* [EXERCISE DETAILS]: Only the lines from the one containing "Output the Python" through the one containing "from bokeh.resources import INLINE" should be output, both ends included and exactly as they appear, minus any pictures.

* [ROWS]:

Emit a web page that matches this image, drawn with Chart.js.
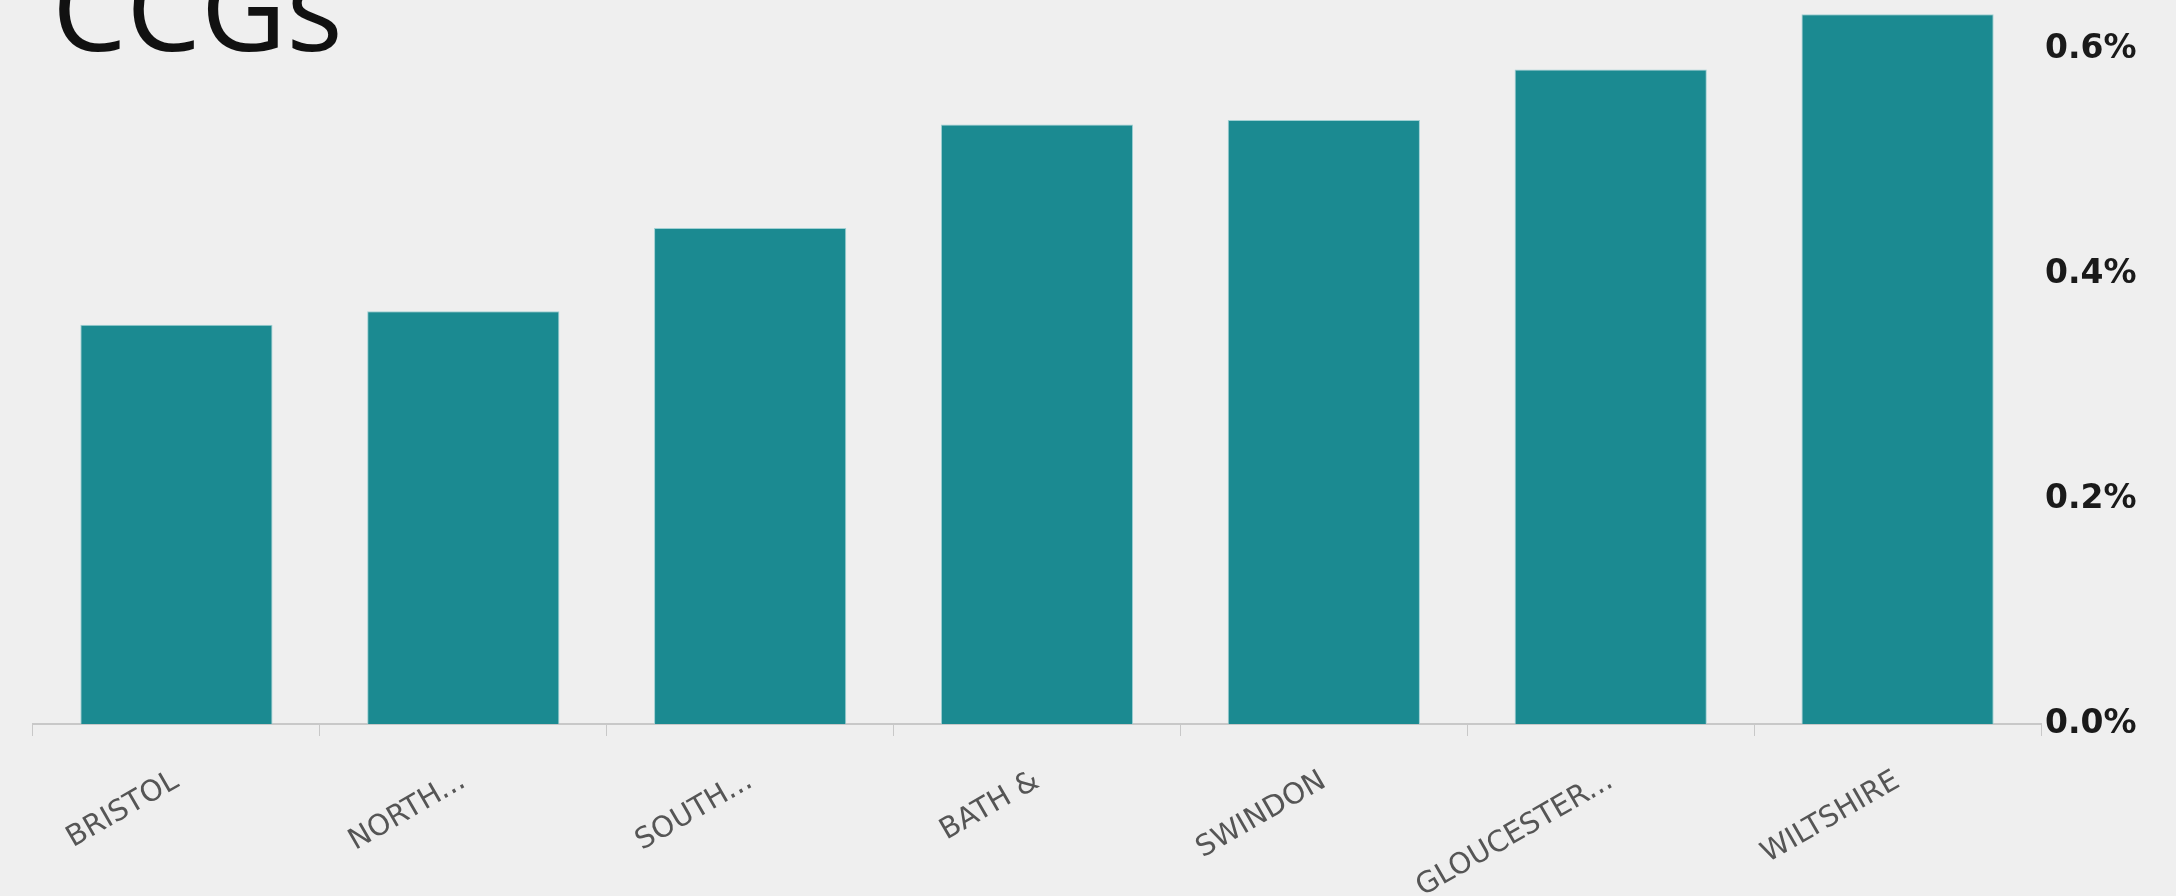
<!DOCTYPE html>
<html>
<head>
<meta charset="utf-8">
<script src="https://cdn.jsdelivr.net/npm/chart.js@4/dist/chart.umd.min.js"></script>
<style>
    html, body { margin: 0; padding: 0; background: #efefef; }
    #wrap { width: 2176px; height: 896px; position: relative; }
</style>
</head>
<body>
<div id="wrap"><canvas id="ccgChart"></canvas></div>
<script>
const titleText = "CCGs";
const ccgNames = ["BRISTOL", "NORTH...", "SOUTH...", "BATH &", "SWINDON", "GLOUCESTER...", "WILTSHIRE"];
const ccgValues = [0.355, 0.367, 0.441, 0.533, 0.537, 0.582, 0.631];
const yTicks = [0, 0.2, 0.4, 0.6];

const titlePlugin = {
    id: "titleText",
    afterDraw(chart) {
        const ctx = chart.ctx;
        ctx.save();
        ctx.font = '118px "Open Sans"';
        ctx.fillStyle = "#111";
        ctx.textBaseline = "alphabetic";
        ctx.fillText(titleText, 52, 51);
        ctx.restore();
    }
};

const ctx = document.getElementById("ccgChart");

new Chart(ctx, {
    type: "bar",
    data: {
        labels: ccgNames,
        datasets: [{
            data: ccgValues,
            backgroundColor: "#1b8a91",
            borderColor: "#9fd0d3",
            borderWidth: 1,
            barPercentage: 0.67,
            categoryPercentage: 1,
        }, ],
    },
    options: {
        responsive: true,
        maintainAspectRatio: false,
        devicePixelRatio: 1,
        animation: false,
        layout: {
            padding: { left: 33, top: 0, right: 0, bottom: 0 }
        },
        plugins: {
            legend: { display: false },
            tooltip: { enabled: false },
        },
        scales: {
            x: {
                grid: {
                    drawOnChartArea: false,
                    drawTicks: true,
                    tickLength: 12,
                    color: "#c8c8c8",
                },
                border: { display: true, color: "#c8c8c8", width: 2 },
                ticks: {
                    autoSkip: false,
                    minRotation: 30,
                    maxRotation: 30,
                    padding: 28,
                    color: "#555",
                    font: { family: "DejaVu Sans", size: 29 },
                },
                afterFit(scale) { scale.height = 172; }
            },
            y: {
                position: "right",
                min: 0,
                max: 0.64,
                grid: { display: false, drawTicks: false },
                border: { display: false },
                afterBuildTicks(scale) {
                    scale.ticks = yTicks.map(v => ({ value: v }));
                },
                ticks: {
                    padding: 4,
                    color: "#1a1a1a",
                    font: { family: "DejaVu Sans", size: 33, weight: "bold", lineHeight: 0.01 },
                    callback: v => v.toFixed(1) + "%",
                },
                afterFit(scale) { scale.width = 135; }
            }
        }
    },
    plugins: [titlePlugin]
});
</script>
</body>
</html>
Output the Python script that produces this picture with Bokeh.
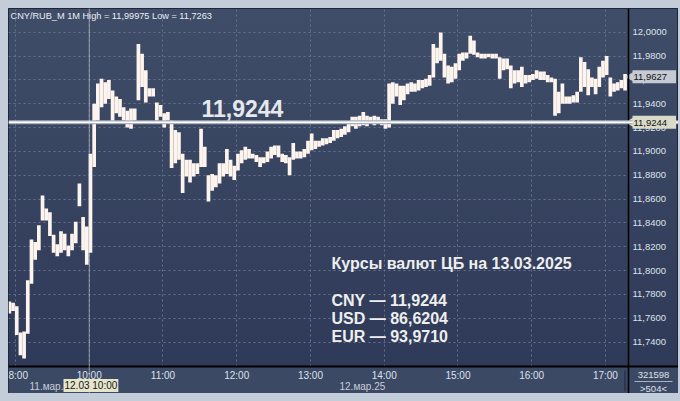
import math
from bokeh.plotting import figure
from bokeh.models import (Range1d, FixedTicker, CustomJSTickFormatter, Span, Label,
                          BoxAnnotation, ColumnDataSource, GlobalInlineStyleSheet)
from bokeh.embed import file_html
from bokeh.resources import INLINE

# ---------------- data (CNY/RUB, 1-minute bars, grouped by 3 bars: low / high) ----------------
lows = [11.764, 11.766, 11.746, 11.729, 11.7263, 11.747, 11.789, 11.809, 11.817, 11.842,
        11.842, 11.829, 11.815, 11.812, 11.815, 11.817, 11.812, 11.817, 11.823, 11.854,
        11.817, 11.805, 11.815, 11.887, 11.926, 11.937, 11.940, 11.944, 11.923, 11.932,
        11.929, 11.926, 11.920, 11.919, 11.926, 11.943, 11.954, 11.941, 11.946, 11.946,
        11.926, 11.929, 11.920, 11.926, 11.886, 11.890, 11.893, 11.865, 11.879, 11.874,
        11.879, 11.881, 11.887, 11.887, 11.858, 11.867, 11.870, 11.873, 11.879, 11.881,
        11.879, 11.876, 11.884, 11.890, 11.893, 11.894, 11.894, 11.891, 11.887, 11.890,
        11.891, 11.894, 11.897, 11.895, 11.891, 11.890, 11.880, 11.893, 11.894, 11.894,
        11.895, 11.898, 11.901, 11.902, 11.904, 11.905, 11.906, 11.907, 11.909, 11.911,
        11.912, 11.914, 11.916, 11.921, 11.919, 11.921, 11.922, 11.921, 11.923, 11.922,
        11.923, 11.922, 11.919, 11.920, 11.940, 11.946, 11.939, 11.943, 11.948, 11.950,
        11.950, 11.951, 11.953, 11.954, 11.955, 11.962, 11.974, 11.976, 11.962, 11.957,
        11.958, 11.961, 11.968, 11.976, 11.978, 11.982, 11.981, 11.979, 11.978, 11.978,
        11.979, 11.978, 11.978, 11.961, 11.968, 11.969, 11.953, 11.957, 11.958, 11.954,
        11.957, 11.958, 11.960, 11.961, 11.960, 11.960, 11.958, 11.958, 11.930, 11.932,
        11.940, 11.940, 11.940, 11.941, 11.941, 11.950, 11.954, 11.947, 11.954, 11.948,
        11.954, 11.962, 11.964, 11.946, 11.950, 11.951, 11.953, 11.951]
highs = [11.774, 11.773, 11.770, 11.748, 11.749, 11.792, 11.826, 11.824, 11.838, 11.863,
         11.852, 11.849, 11.830, 11.822, 11.833, 11.831, 11.821, 11.831, 11.841, 11.873,
         11.845, 11.837, 11.898, 11.940, 11.957, 11.961, 11.958, 11.960, 11.951, 11.946,
         11.944, 11.937, 11.934, 11.936, 11.936, 11.990, 11.982, 11.968, 11.953, 11.953,
         11.941, 11.939, 11.932, 11.933, 11.926, 11.918, 11.916, 11.898, 11.893, 11.893,
         11.890, 11.890, 11.919, 11.904, 11.880, 11.881, 11.880, 11.890, 11.890, 11.902,
         11.893, 11.888, 11.898, 11.901, 11.904, 11.902, 11.898, 11.897, 11.895, 11.895,
         11.900, 11.904, 11.905, 11.905, 11.898, 11.897, 11.895, 11.907, 11.900, 11.900,
         11.902, 11.909, 11.915, 11.909, 11.909, 11.911, 11.911, 11.912, 11.918, 11.918,
         11.919, 11.921, 11.925, 11.929, 11.929, 11.930, 11.933, 11.930, 11.929, 11.930,
         11.929, 11.927, 11.927, 11.957, 11.958, 11.957, 11.955, 11.955, 11.957, 11.958,
         11.957, 11.960, 11.960, 11.961, 11.964, 11.990, 11.987, 11.99975, 11.982, 11.972,
         11.971, 11.974, 11.982, 11.983, 11.983, 11.997, 11.993, 11.983, 11.982, 11.982,
         11.982, 11.982, 11.982, 11.979, 11.978, 11.978, 11.972, 11.968, 11.968, 11.971,
         11.964, 11.964, 11.965, 11.968, 11.967, 11.967, 11.964, 11.962, 11.961, 11.950,
         11.957, 11.946, 11.946, 11.947, 11.950, 11.979, 11.975, 11.969, 11.962, 11.961,
         11.971, 11.976, 11.980, 11.962, 11.957, 11.958, 11.960, 11.965]
bars_per_group = 3

time_tick_idx = [6, 66, 126, 186, 246, 306, 366, 426, 486]
time_tick_labels = ["8:00", "10:00", "11:00", "12:00", "13:00", "14:00", "15:00", "16:00", "17:00"]
price_ticks = [11.74, 11.76, 11.78, 11.80, 11.82, 11.84, 11.86, 11.88, 11.90,
               11.92, 11.94, 11.96, 11.98, 12.00]

cb_rate_cny = "11,9244"
cb_level = 11.9244
last_price = 11.9627
last_label = "11,9627"
cursor_idx = 66
cursor_label = "12.03 10:00"
date_labels = ["11.мар.25", "12.мар.25"]
bar_count = "321598"
visible_bars = ">504<"
header = "CNY/RUB_M 1M High = 11,99975 Low = 11,7263"
info_title = "Курсы валют ЦБ на 13.03.2025"
info_lines = ["CNY — 11,9244", "USD — 86,6204", "EUR — 93,9710"]

# ---------------- layout helpers (page pixels -> data coordinates) ----------------
PX_BAR = 1.229      # pixels per 1-minute bar
PX_UNIT = 1192.0    # pixels per 1.0 of price


def X(px):
    return 0.304 + (px - 8) / PX_BAR


def Y(py):
    return 12.01988 - (py - 8) / PX_UNIT


W, H = 670, 385
FONT = "Liberation Sans"
LIGHT = "#dde2ea"

p = figure(width=W, height=H, output_backend="svg", toolbar_location=None,
           x_range=Range1d(X(8), X(8 + W)), y_range=Range1d(Y(8 + H), Y(8)),
           y_axis_location="right",
           min_border_left=0, min_border_top=0, min_border_bottom=0, min_border_right=0)
p.background_fill_alpha = 0
p.border_fill_alpha = 0
p.outline_line_color = "#1e2638"
p.styles = {"background": "linear-gradient(to bottom, #404d69 0px, #2e3a57 358px, #2e3a57 385px)"}
p.stylesheets = [GlobalInlineStyleSheet(
    css="html, body { background: #c3cdd9; } body { padding: 8px 0 0 8px; }")]

# bottom axis strip
p.add_layout(BoxAnnotation(left=X(8), right=X(8 + W), top=Y(366), bottom=Y(8 + H),
                           fill_color="#3c4965", fill_alpha=1, line_color=None, level="underlay"))

# grid
for g in (p.xgrid, p.ygrid):
    g.grid_line_color = "#66728d"
    g.grid_line_dash = "2 3"
    g.grid_line_width = 1
p.xgrid.cross_bounds = (Y(366), Y(8))
p.ygrid.cross_bounds = (X(8), X(628))

# x axis (drawn at the bottom of the price area)
p.xaxis.fixed_location = Y(366)
p.xaxis.ticker = FixedTicker(ticks=time_tick_idx)
p.xaxis.major_label_overrides = {i: s for i, s in zip(time_tick_idx, time_tick_labels)}
p.xaxis.major_tick_line_color = None
p.xaxis.major_tick_out = 0
p.xaxis.major_tick_in = 0
p.xaxis.minor_tick_line_color = None
p.xaxis.minor_tick_out = 0
p.xaxis.axis_line_color = "black"
p.xaxis.axis_line_width = 2
p.xaxis.major_label_text_color = LIGHT
p.xaxis.major_label_text_font = FONT
p.xaxis.major_label_text_font_size = "10px"
p.xaxis.major_label_standoff = 3

# y axis (price scale on the right)
p.yaxis.fixed_location = X(628)
p.yaxis.ticker = FixedTicker(ticks=price_ticks)
p.yaxis.formatter = CustomJSTickFormatter(code="return tick.toFixed(4).replace('.', ',');")
p.yaxis.major_tick_line_color = None
p.yaxis.major_tick_out = 0
p.yaxis.major_tick_in = 0
p.yaxis.minor_tick_line_color = None
p.yaxis.minor_tick_out = 0
p.yaxis.axis_line_color = "black"
p.yaxis.axis_line_width = 1.5
p.yaxis.major_label_text_color = LIGHT
p.yaxis.major_label_text_font = FONT
p.yaxis.major_label_text_font_size = "9.5px"
p.yaxis.major_label_standoff = 4

# bars
x_idx = [bars_per_group * g + 1 for g in range(len(highs))]
src = ColumnDataSource(dict(x=x_idx, top=highs, bottom=lows))
p.vbar(x="x", top="top", bottom="bottom", width=3.0, source=src,
       fill_color="#fdf4ee", line_color=None)

# CB level line and cursor line
p.add_layout(Span(location=cb_level, dimension="width", line_color="#a9b0bd", line_width=4))
p.add_layout(Span(location=cb_level, dimension="width", line_color="#ffffff", line_width=1.5))
p.add_layout(Span(location=cursor_idx, dimension="height", line_color="#e8e8e8",
                  line_dash="1 1", line_width=1))

# texts in the price area
p.add_layout(Label(x=X(10), y=Y(10), text=header, text_font=FONT, text_font_size="9.2px",
                   text_color="#e9edf3", text_baseline="top"))
p.add_layout(Label(x=X(201), y=Y(108), text=cb_rate_cny, text_font=FONT, text_font_size="23px",
                   text_font_style="bold", text_color="#e6e8ec", text_baseline="alphabetic"))
p.add_layout(Label(x=X(331), y=Y(263), text=info_title, text_font=FONT, text_font_size="16px",
                   text_font_style="bold", text_color="#eeeeee", text_baseline="alphabetic"))
for k, line in enumerate(info_lines):
    p.add_layout(Label(x=X(331), y=Y(300 + 18 * k), text=line, text_font=FONT,
                       text_font_size="16px", text_font_style="bold", text_color="#eeeeee",
                       text_baseline="alphabetic"))

# bottom strip extras
p.add_layout(Label(x=X(29), y=Y(386), text=date_labels[0], text_font=FONT, text_font_size="10px",
                   text_color="#c8cdd7", text_baseline="middle"))
p.add_layout(Label(x=X(63), y=Y(385), text=cursor_label, text_font=FONT, text_font_size="10px",
                   text_color="#151515", text_baseline="middle",
                   background_fill_color="#e6e5cc", padding=1))
p.add_layout(Label(x=X(339), y=Y(386), text=date_labels[1], text_font=FONT, text_font_size="10px",
                   text_color="#c8cdd7", text_baseline="middle"))
p.add_layout(BoxAnnotation(left=X(624), right=X(625), top=Y(370), bottom=Y(391),
                           fill_color="#1e2638", fill_alpha=1, line_color=None))
p.add_layout(Label(x=X(653), y=Y(374), text=bar_count, text_font=FONT, text_font_size="9.5px",
                   text_color=LIGHT, text_baseline="middle", text_align="center"))
p.add_layout(BoxAnnotation(left=X(634), right=X(672), top=Y(380.5), bottom=Y(381.5),
                           fill_color="#aab2bf", fill_alpha=1, line_color=None))
p.add_layout(Label(x=X(653), y=Y(388), text=visible_bars, text_font=FONT, text_font_size="9.5px",
                   text_color=LIGHT, text_baseline="middle", text_align="center"))

# price tags on the right scale
for price, txt, col in ((last_price, last_label, "#c6cbd3"), (cb_level, cb_rate_cny, "#d9dbc8")):
    p.scatter(x=[X(631)], y=[price], marker="triangle", angle=math.pi / 2, size=11,
              fill_color=col, line_color=None)
    p.add_layout(Label(x=X(632), y=price, text=txt + "   ", text_font=FONT, text_font_size="9.5px",
                       text_color="#121212", text_baseline="middle",
                       background_fill_color=col, padding=1))

open("out.html", "w").write(file_html(p, INLINE))
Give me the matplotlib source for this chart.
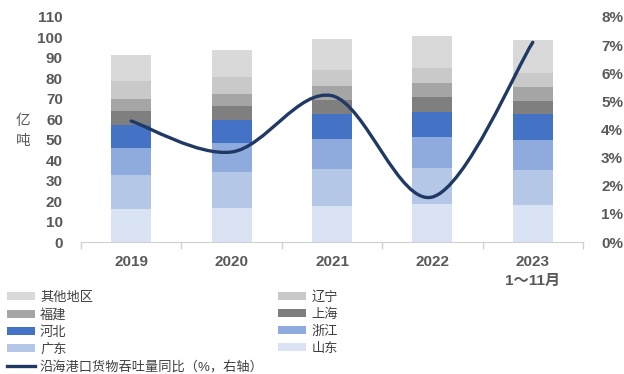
"""Coastal port cargo throughput by province, stacked bars with YoY line."""

import matplotlib

matplotlib.use("Agg")
import matplotlib.pyplot as plt
from matplotlib.patches import PathPatch, Patch
from matplotlib.lines import Line2D
from matplotlib.path import Path
import numpy as np

plt.rcParams["font.family"] = ["Liberation Sans", "Noto Sans CJK SC", "DejaVu Sans"]

YEARS = ["2019", "2020", "2021", "2022", "2023\n1～11月"]

# stacked from bottom to top, 亿吨
SERIES = ["山东", "广东", "浙江", "河北", "上海", "福建", "辽宁", "其他地区"]
SHANDONG = [16.1, 16.5, 17.6, 18.6, 18.1]
GUANGDONG = [16.7, 17.7, 18.1, 17.6, 17.1]
ZHEJIANG = [13.3, 14.2, 14.7, 15.1, 14.8]
HEBEI = [11.1, 11.4, 12.2, 12.4, 12.7]
SHANGHAI = [7.0, 6.7, 7.0, 7.2, 6.4]
FUJIAN = [5.7, 5.9, 6.7, 7.0, 6.8]
LIAONING = [8.8, 8.3, 7.8, 7.3, 6.9]
OTHERS = [12.7, 13.3, 15.2, 15.5, 16.1]

YOY = [4.3, 3.2, 5.2, 1.6, 7.1]  # %
YOY_LABEL = "沿海港口货物吞吐量同比（%，右轴）"

COLORS = ["#dae3f3", "#b4c7e7", "#8faadc", "#4472c4",
          "#7f7f7f", "#a5a5a5", "#c9c9c9", "#d9d9d9"]
LINE_COLOR = "#203864"
TEXT_COLOR = "#595959"


def smooth_path(xs, ys):
    """Catmull-Rom style bezier through the points (like a smoothed line)."""
    pts = np.column_stack([xs, ys]).astype(float)
    ext = np.vstack([pts[0], pts, pts[-1]])
    verts = [pts[0]]
    codes = [Path.MOVETO]
    for i in range(len(pts) - 1):
        p0, p1, p2, p3 = ext[i], ext[i + 1], ext[i + 2], ext[i + 3]
        verts += [p1 + (p2 - p0) / 6, p2 - (p3 - p1) / 6, p2]
        codes += [Path.CURVE4] * 3
    return Path(verts, codes)


def main():
    fig = plt.figure(figsize=(6.24, 3.74), dpi=100)
    ax = fig.add_axes([81 / 624, 132 / 374, 502 / 624, 225 / 374])

    x = np.arange(len(YEARS))
    data = [SHANDONG, GUANGDONG, ZHEJIANG, HEBEI, SHANGHAI, FUJIAN, LIAONING, OTHERS]
    bottom = np.zeros(len(YEARS))
    for name, vals, color in zip(SERIES, data, COLORS):
        ax.bar(x, vals, 0.4, bottom=bottom, color=color, label=name, zorder=2)
        bottom += np.array(vals)

    ax.set_xlim(-0.5, len(YEARS) - 0.5)
    ax.set_ylim(0, 110)
    ax.set_yticks(range(0, 111, 10))
    ax.set_xticks(x)
    ax.set_xticklabels(YEARS, linespacing=1.45)
    ax.set_xticks(np.arange(-0.5, len(YEARS), 1), minor=True)
    ax.tick_params(axis="x", which="major", length=0, pad=9)
    ax.tick_params(axis="x", which="minor", length=5, color="#d0d0d0", width=1)
    ax.tick_params(axis="y", length=0, pad=13)
    for lbl in ax.get_xticklabels() + ax.get_yticklabels():
        lbl.set_fontsize(11)
        lbl.set_fontweight("bold")
        lbl.set_color(TEXT_COLOR)
    for side in ("top", "right", "left"):
        ax.spines[side].set_visible(False)
    ax.spines["bottom"].set_color("#d0d0d0")

    fig.text(23 / 624, 1 - 121 / 374, "亿", ha="center", va="center",
             fontsize=10.5, color=TEXT_COLOR)
    fig.text(23 / 624, 1 - 141 / 374, "吨", ha="center", va="center",
             fontsize=10.5, color=TEXT_COLOR)

    ax2 = ax.twinx()
    ax2.set_ylim(0, 8)
    ax2.set_yticks(range(0, 9))
    ax2.set_yticklabels([f"{v}%" for v in range(0, 9)])
    ax2.tick_params(axis="y", length=0, pad=13)
    for lbl in ax2.get_yticklabels():
        lbl.set_fontsize(11)
        lbl.set_fontweight("bold")
        lbl.set_color(TEXT_COLOR)
    for side in ax2.spines:
        ax2.spines[side].set_visible(False)
    ax2.add_patch(PathPatch(smooth_path(x, YOY), facecolor="none",
                            edgecolor=LINE_COLOR, linewidth=2.4,
                            capstyle="round", zorder=3))

    patches = {name: Patch(facecolor=c) for name, c in zip(SERIES, COLORS)}
    line_handle = Line2D([], [], color=LINE_COLOR, linewidth=2.4)
    col1 = ["其他地区", "福建", "河北", "广东"]
    col2 = ["辽宁", "上海", "浙江", "山东"]
    handles = [patches[n] for n in col1] + [line_handle] + [patches[n] for n in col2]
    labels = col1 + [YOY_LABEL] + col2
    leg = fig.legend(handles, labels, ncol=2, loc="upper left",
                     bbox_to_anchor=(7 / 624, 1 - 291 / 374), frameon=False,
                     fontsize=9.5, handlelength=2.1, handleheight=0.6,
                     handletextpad=0.4, labelspacing=0.36, columnspacing=1.1,
                     borderpad=0, borderaxespad=0)
    for t in leg.get_texts():
        t.set_color("#404040")

    fig.savefig("out.png", dpi=100)
    plt.close(fig)


if __name__ == "__main__":
    main()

* [COMPLETE OUTPUT]:
Output the Python script that produces this picture with Bokeh.
import math
from bokeh.plotting import figure
from bokeh.models import (Range1d, FixedTicker, CustomJSTickFormatter, Span, Label,
                          BoxAnnotation, ColumnDataSource, GlobalInlineStyleSheet)
from bokeh.embed import file_html
from bokeh.resources import INLINE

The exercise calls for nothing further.